## Task directions
From the listing, collect all lines containing the word "this".
— START —
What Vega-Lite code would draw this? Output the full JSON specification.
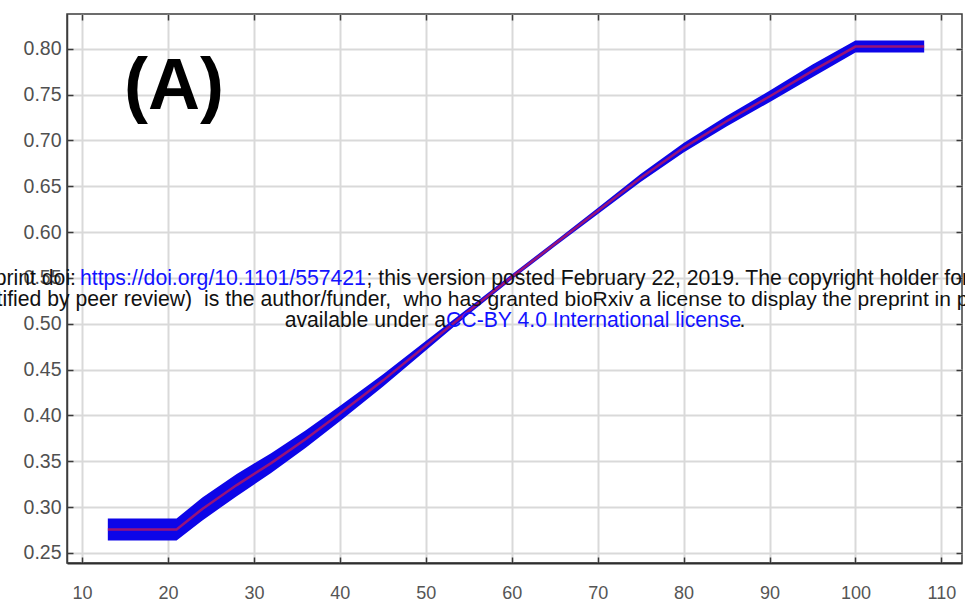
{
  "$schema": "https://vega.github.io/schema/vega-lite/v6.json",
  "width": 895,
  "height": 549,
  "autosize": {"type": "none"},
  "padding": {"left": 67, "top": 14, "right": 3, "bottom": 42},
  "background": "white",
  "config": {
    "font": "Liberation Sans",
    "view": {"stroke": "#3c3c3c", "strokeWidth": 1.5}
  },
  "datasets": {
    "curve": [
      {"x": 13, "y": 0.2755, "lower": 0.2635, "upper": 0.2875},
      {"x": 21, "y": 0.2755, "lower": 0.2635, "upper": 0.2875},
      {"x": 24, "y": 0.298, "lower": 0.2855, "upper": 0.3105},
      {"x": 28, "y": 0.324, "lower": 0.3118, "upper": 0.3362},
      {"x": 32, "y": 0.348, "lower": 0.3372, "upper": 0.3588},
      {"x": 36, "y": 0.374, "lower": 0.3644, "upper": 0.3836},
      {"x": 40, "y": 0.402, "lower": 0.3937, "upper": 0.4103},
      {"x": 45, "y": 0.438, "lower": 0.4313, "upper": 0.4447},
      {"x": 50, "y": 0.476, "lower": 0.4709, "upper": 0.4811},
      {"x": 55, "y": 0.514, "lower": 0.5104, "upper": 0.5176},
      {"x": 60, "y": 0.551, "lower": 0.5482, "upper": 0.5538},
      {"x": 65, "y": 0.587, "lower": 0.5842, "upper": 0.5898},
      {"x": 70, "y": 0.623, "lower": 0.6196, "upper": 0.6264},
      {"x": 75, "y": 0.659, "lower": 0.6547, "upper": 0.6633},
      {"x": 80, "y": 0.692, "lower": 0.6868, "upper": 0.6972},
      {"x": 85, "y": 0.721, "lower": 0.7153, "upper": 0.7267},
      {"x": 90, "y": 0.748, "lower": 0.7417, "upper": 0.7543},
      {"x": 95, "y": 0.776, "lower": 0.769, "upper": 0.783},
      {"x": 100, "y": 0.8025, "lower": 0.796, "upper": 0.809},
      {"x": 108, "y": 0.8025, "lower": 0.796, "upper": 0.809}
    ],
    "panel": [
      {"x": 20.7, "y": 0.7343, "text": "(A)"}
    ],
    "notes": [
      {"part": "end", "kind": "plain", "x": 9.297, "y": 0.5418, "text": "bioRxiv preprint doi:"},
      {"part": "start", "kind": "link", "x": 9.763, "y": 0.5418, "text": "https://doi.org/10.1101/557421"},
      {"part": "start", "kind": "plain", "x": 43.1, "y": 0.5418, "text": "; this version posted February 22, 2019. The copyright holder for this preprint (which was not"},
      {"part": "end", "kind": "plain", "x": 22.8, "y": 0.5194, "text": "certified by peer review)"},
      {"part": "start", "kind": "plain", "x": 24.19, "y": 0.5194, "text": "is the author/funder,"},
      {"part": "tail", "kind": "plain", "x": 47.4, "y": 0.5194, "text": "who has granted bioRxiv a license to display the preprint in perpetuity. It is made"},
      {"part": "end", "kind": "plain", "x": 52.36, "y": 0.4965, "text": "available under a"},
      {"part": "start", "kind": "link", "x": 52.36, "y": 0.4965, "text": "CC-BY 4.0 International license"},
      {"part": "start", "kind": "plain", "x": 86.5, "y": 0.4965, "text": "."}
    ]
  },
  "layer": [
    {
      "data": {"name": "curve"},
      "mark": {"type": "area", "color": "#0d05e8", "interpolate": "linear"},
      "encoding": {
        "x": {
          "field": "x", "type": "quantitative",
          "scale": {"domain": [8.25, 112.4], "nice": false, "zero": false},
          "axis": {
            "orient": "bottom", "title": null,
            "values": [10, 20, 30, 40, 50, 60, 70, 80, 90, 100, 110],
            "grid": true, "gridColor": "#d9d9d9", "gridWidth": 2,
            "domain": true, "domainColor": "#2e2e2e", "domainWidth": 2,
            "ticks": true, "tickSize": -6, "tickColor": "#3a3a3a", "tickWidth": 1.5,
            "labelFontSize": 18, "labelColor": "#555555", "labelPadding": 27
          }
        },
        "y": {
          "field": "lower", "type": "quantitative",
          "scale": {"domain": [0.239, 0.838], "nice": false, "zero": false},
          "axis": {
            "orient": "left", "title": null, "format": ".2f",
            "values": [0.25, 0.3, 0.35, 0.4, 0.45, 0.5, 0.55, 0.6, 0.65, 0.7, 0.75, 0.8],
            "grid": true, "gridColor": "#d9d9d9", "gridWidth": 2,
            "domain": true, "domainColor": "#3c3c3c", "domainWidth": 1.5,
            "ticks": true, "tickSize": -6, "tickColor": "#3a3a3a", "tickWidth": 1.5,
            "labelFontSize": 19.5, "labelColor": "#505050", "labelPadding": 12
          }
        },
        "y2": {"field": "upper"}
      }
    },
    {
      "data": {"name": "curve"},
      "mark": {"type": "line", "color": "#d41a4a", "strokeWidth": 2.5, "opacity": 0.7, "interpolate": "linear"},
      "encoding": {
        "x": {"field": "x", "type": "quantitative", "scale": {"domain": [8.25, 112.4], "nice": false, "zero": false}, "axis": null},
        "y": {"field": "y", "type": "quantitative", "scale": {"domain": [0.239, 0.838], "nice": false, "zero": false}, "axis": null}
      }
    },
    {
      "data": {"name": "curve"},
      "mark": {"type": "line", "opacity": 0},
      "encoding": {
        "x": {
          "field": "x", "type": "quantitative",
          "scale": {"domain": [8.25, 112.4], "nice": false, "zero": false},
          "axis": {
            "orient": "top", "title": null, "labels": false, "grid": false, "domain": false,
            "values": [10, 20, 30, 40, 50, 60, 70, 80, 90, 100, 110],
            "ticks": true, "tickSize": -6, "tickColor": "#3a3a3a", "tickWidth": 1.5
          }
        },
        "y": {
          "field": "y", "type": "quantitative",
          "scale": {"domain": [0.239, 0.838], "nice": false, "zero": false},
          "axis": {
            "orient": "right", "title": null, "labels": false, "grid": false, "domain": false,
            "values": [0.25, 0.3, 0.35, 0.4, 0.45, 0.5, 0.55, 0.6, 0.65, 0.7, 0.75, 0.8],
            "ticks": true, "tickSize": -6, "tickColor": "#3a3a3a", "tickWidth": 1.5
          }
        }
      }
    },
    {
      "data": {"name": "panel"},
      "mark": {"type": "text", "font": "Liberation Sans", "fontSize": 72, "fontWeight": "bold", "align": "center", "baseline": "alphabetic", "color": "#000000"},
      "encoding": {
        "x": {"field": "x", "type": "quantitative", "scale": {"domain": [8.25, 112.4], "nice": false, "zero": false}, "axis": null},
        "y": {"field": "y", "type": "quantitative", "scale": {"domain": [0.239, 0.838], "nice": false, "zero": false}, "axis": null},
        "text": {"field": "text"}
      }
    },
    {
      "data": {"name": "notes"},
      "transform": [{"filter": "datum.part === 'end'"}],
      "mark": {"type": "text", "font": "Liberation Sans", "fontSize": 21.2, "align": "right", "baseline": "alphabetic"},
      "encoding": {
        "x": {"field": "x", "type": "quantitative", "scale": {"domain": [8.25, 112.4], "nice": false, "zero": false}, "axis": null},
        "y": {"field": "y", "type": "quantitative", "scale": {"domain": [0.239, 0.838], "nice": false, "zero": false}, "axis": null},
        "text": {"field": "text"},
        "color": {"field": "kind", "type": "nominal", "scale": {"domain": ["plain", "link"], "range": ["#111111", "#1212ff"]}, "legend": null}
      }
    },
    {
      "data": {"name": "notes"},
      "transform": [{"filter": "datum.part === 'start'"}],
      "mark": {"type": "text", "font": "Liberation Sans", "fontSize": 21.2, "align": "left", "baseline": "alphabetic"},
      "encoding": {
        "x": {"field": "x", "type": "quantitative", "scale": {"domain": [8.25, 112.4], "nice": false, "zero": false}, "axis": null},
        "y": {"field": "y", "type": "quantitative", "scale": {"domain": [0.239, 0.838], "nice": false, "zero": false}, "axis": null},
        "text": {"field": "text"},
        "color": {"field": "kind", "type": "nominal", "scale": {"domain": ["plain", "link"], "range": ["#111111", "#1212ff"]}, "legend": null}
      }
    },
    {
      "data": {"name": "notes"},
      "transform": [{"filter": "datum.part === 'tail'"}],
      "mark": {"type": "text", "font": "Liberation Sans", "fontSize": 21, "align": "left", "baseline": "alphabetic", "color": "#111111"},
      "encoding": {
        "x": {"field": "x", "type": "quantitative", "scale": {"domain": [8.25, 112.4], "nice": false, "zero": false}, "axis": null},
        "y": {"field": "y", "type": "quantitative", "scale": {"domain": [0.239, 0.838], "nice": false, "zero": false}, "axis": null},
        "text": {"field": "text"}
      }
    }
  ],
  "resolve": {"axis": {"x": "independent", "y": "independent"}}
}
— END —
## Result below
What Vega-Lite code would draw this? Output the full JSON specification.
      {"part": "start", "kind": "plain", "x": 43.1, "y": 0.5418, "text": "; this version posted February 22, 2019. The copyright holder for this preprint (which was not"},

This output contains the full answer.